United States : Factory Orders
The factory sector, hit by weak exports, continues to stumble with factory orders down 1.0 percent in May. This compares with Econoday expectations for minus 0.3 percent and is near the low-end estimate for minus 1.2 percent.

The durables component of the report, initially released last week, is now revised lower, to minus 2.2 percent from minus 1.8 percent. Durables in April have also been revised lower to minus 1.7 percent from minus 1.5 percent. The nondurables component, released with today’s report, helped limit the damage but not by much, up 0.2 percent on gains for petroleum and coal following a 0.3 percent gain for April.

But aircraft orders, always volatile, are to blame for much of the durables weakness, falling 49.4 percent in the month. Excluding transportation equipment, which is where aircraft orders are tracked, factory orders were unchanged in May which isn’t great but is much better than the minus 0.6 percent print for April.

Weakness in energy equipment is also a negative factor of the factory sector, down 22.2 percent in May following a 2.1 percent decline in April. Motor vehicle orders are also surprisingly weak, down 1.3 percent in May despite very strong sales. Orders for defense aircraft were also weak, down 6.4 percent.

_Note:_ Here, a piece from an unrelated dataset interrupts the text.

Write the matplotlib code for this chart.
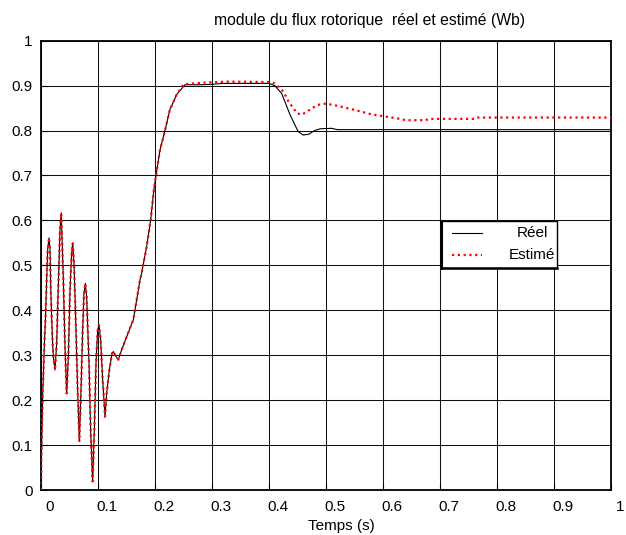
import matplotlib
matplotlib.use("Agg")
import matplotlib.pyplot as plt
import matplotlib.transforms as mtransforms
from matplotlib.lines import Line2D
from matplotlib.patches import Rectangle

plt.rcParams['font.family'] = ['Liberation Sans', 'DejaVu Sans']

# ---- data ----
t_common = [0.0, 0.0005, 0.0029, 0.0058, 0.0082, 0.0099, 0.0117, 0.014, 0.0158, 0.0175,
            0.0199, 0.0216, 0.0246, 0.0275, 0.0298, 0.0316, 0.0333, 0.0355, 0.0374, 0.0392,
            0.0421, 0.045, 0.048, 0.0509, 0.0538, 0.0556, 0.0579, 0.0614, 0.0643, 0.0673,
            0.0702, 0.0731, 0.0754, 0.0778, 0.0801, 0.0842, 0.0871, 0.0906, 0.0936, 0.0965,
            0.0994, 0.1018, 0.1047, 0.1082, 0.1123, 0.1152, 0.1199, 0.1246, 0.1269, 0.1316,
            0.1357, 0.1415, 0.1503, 0.162, 0.1737, 0.1766, 0.1854, 0.1924, 0.198, 0.2018,
            0.2088, 0.2175, 0.226, 0.238]
flux_common = [0.0, 0.059, 0.208, 0.319, 0.394, 0.468, 0.535, 0.561, 0.535, 0.43,
               0.341, 0.297, 0.267, 0.327, 0.43, 0.505, 0.579, 0.617, 0.542, 0.468,
               0.319, 0.215, 0.297, 0.445, 0.527, 0.549, 0.505, 0.356, 0.223, 0.108,
               0.223, 0.356, 0.438, 0.46, 0.43, 0.282, 0.134, 0.019, 0.134, 0.282,
               0.356, 0.367, 0.334, 0.245, 0.163, 0.215, 0.267, 0.304, 0.308, 0.297,
               0.29, 0.312, 0.341, 0.379, 0.468, 0.483, 0.542, 0.601, 0.668, 0.70,
               0.757, 0.80, 0.846, 0.88]

t_reel_tail = [0.2526, 0.28, 0.30, 0.32, 0.40, 0.41, 0.422, 0.437, 0.451, 0.46,
               0.47, 0.48, 0.49, 0.51, 0.52, 1.0]
flux_reel_tail = [0.902, 0.902, 0.903, 0.905, 0.905, 0.90, 0.883, 0.835, 0.798, 0.79,
                  0.792, 0.80, 0.804, 0.805, 0.802, 0.802]

t_est_tail = [0.25, 0.27, 0.29, 0.31, 0.33, 0.40, 0.41, 0.425, 0.434, 0.449,
              0.457, 0.47, 0.485, 0.50, 0.52, 0.55, 0.58, 0.61, 0.63, 0.64,
              0.675, 0.68, 0.76, 0.765, 1.0]
flux_est_tail = [0.903, 0.905, 0.907, 0.908, 0.909, 0.908, 0.905, 0.887, 0.865, 0.839,
                 0.835, 0.845, 0.857, 0.86, 0.855, 0.846, 0.836, 0.83, 0.826, 0.823,
                 0.823, 0.826, 0.826, 0.829, 0.829]

t_reel = t_common + t_reel_tail
flux_reel = flux_common + flux_reel_tail
t_est = t_common + t_est_tail
flux_est = flux_common + flux_est_tail

xticks = [0, 0.1, 0.2, 0.3, 0.4, 0.5, 0.6, 0.7, 0.8, 0.9, 1]
xticklabels = ['0', '0.1', '0.2', '0.3', '0.4', '0.5', '0.6', '0.7', '0.8', '0.9', '1']
yticks = [0, 0.1, 0.2, 0.3, 0.4, 0.5, 0.6, 0.7, 0.8, 0.9, 1]
yticklabels = ['0', '0.1', '0.2', '0.3', '0.4', '0.5', '0.6', '0.7', '0.8', '0.9', '1']
legend_labels = ['Réel', 'Estimé']

# ---- figure ----
fig = plt.figure(figsize=(6.26, 5.35), dpi=100)
ax = fig.add_axes([41 / 626, 1 - 490 / 535, 570 / 626, 449.3 / 535])

ax.plot(t_reel, flux_reel, color='black', lw=0.8, zorder=3)
ax.plot(t_est, flux_est, color='red', lw=1.6, linestyle=(0, (1, 1.6)),
        dash_capstyle='butt', zorder=4)

ax.set_xlim(0, 1)
ax.set_ylim(0, 1)
ax.set_xticks(xticks)
ax.set_xticklabels(xticklabels)
ax.set_yticks(yticks)
ax.set_yticklabels(yticklabels)
ax.tick_params(axis='both', direction='in', length=4, width=0.8, labelsize=11)
ax.tick_params(axis='x', pad=7)
ax.tick_params(axis='y', pad=6)
ax.grid(True, color='#111111', lw=0.75)
ax.set_axisbelow(True)
for s in ax.spines.values():
    s.set_linewidth(1.3)

# MATLAB-like offset of the x tick labels
offset = mtransforms.ScaledTranslation(9 / 100, 0, fig.dpi_scale_trans)
for lab in ax.get_xticklabels():
    lab.set_transform(lab.get_transform() + offset)

fig.text(370 / 626, 1 - 20 / 535, 'module du flux rotorique  réel et estimé (Wb)',
         ha='center', va='center', fontsize=11.3)
fig.text(341 / 626, 1 - 526 / 535, 'Temps (s)', ha='center', va='center', fontsize=11)

# legend box (drawn manually, MATLAB style)
lx0, lx1 = (440.7 - 41) / 570, (557 - 41) / 570
ly0, ly1 = (490 - 267.7) / 449.3, (490 - 220.7) / 449.3
ax.add_patch(Rectangle((lx0, ly0), lx1 - lx0, ly1 - ly0, transform=ax.transAxes,
                       facecolor='white', edgecolor='black', lw=1.0, zorder=6))
ax.add_line(Line2D([lx0, lx0], [ly0, ly1], transform=ax.transAxes, color='black',
                   lw=2.2, zorder=7))
ax.add_line(Line2D([lx0, lx1], [ly0, ly0], transform=ax.transAxes, color='black',
                   lw=1.8, zorder=7))
hx0, hx1 = (452 - 41) / 570, (482 - 41) / 570
yr, ye = (490 - 233) / 449.3, (490 - 255) / 449.3
ax.add_line(Line2D([hx0, hx1], [yr, yr], transform=ax.transAxes, color='black',
                   lw=0.8, zorder=7))
ax.add_line(Line2D([hx0, hx1], [ye, ye], transform=ax.transAxes, color='red',
                   lw=1.6, linestyle=(0, (1, 1.6)), zorder=7))
tx = (532 - 41) / 570
ax.text(tx, yr, legend_labels[0], transform=ax.transAxes, ha='center', va='center',
        fontsize=11, zorder=8)
ax.text(tx, ye, legend_labels[1], transform=ax.transAxes, ha='center', va='center',
        fontsize=11, zorder=8)

fig.savefig('out.png', dpi=100)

Capital goods data had been showing some life but not much anymore with nondefense orders excluding aircraft down 0.4 percent following a 0.7 percent decline in April. These are especially disappointing readings. And core shipments of capital goods are dead flat, at minus 0.1 percent following only a 0.2 percent gain in April. These readings will likely pull down second-quarter GDP estimates.

Other disappointments include a steep 0.5 percent decline in total unfilled orders following April’s 0.2 percent decline. Declines in unfilled orders are not a good omen for employment. Total shipments fell 0.1 percent in the month. Inventories at least are stable, unchanged in the month as is the inventory-to-shipments ratio at 1.35.

First there was the unemployment report this morning and now this report, both of which may raise concern among the doves at the Fed that the second-quarter bounce back is not much of a bounce back at all.